A broker price opinion or comparative market analysis must be in writing and conform to standards that may include, but are not limited to, the following:

·        A statement of the intended purpose of the broker price opinion or comparative market analysis;

·        A brief description of the subject property and property interest to be priced;

·        The basis of reasoning used to reach the conclusion of the price, including the applicable market data or capitalization computation;

·        Any assumptions or limiting conditions;

·        A disclosure of any existing or contemplated interest of the broker issuing the broker price opinion, including the possibility of representing the landlord/tenant or seller/buyer;

·        The effective date of the broker price opinion;

·        The name and signature of the broker issuing the broker price opinion and broker license number;

·        The name of the real estate brokerage firm for which the broker is acting;

·        The signature date;

·        A disclaimer stating that “This opinion is not an appraisal of the market value of the property, and may not be used in lieu of an appraisal.  If an appraisal is desired, the services of a licensed or certified appraiser shall be obtained.  This opinion may not be used by any party as the primary basis to determine the value of a parcel of or interest in real property for a mortgage loan origination, including first and second mortgages, refinances, or equity lines of credit.”; and

·        A copy of the assignment request for the broker price opinion or comparative market analysis.

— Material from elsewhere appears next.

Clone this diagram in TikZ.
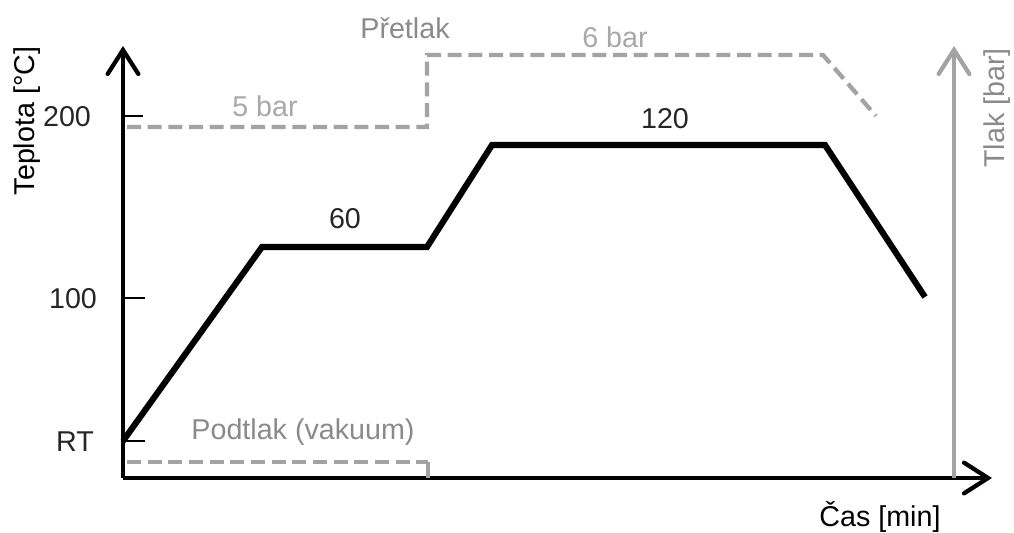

If a broker price opinion is submitted electronically or on a form supplied by the requesting party, the signature of the broker issuing the broker price opinion may be an electronic signature.  The signature of the broker issuing the broker price opinion and the disclaimer provided above may be transmitted in a separate attachment if the electronic format or form supplied by the requesting party does not allow additional comments to be written by the licensee.  The electronic format or form supplied by the requesting party must refer to the existence of a separate attachment and state that the broker price opinion or comparative market analysis is not complete without the attachment.

A licensee may not knowingly prepare a broker price opinion or comparative market analysis for any purpose in lieu of an appraisal when an appraisal is required by federal or North Carolina law.  A broker price opinion or comparative market analysis that estimates the value of or worth of a parcel or interest in real estate rather than the sales or leasing price must be deemed to be an appraisal and may not be prepared by a licensed broker, but may only be prepared by a duly licensed or certified appraiser, and must meet the regulations adopted by the North Carolina Appraisal Board.  A broker price opinion or comparative market analysis must not under any circumstances be referred to as a valuation or appraisal.

A broker price opinion or comparative market analysis must not include the reporting of a predetermined result.

 

 

The provision stating that a real estate broker may perform a comparative market analysis for compensation or other valuable consideration only for prospective or actual brokerage clients or for real property involved in an employee relocation program has been deleted.

 

 

The above provisions do not apply to certified real estate appraisers who perform a broker price opinion or comparative market analysis as long as the appraiser is licensed as a real estate broker by the North Carolina Real Estate Commission and does not refer to himself or herself as an appraiser in the broker price opinion or comparative market analysis.

 

 

No appraiser may be disciplined for completing an appraisal that includes a reduced scope of work or reporting level as long as it is appropriate for the intended use and is performed in accordance with the Uniform Standards of Professional Appraisal Practice.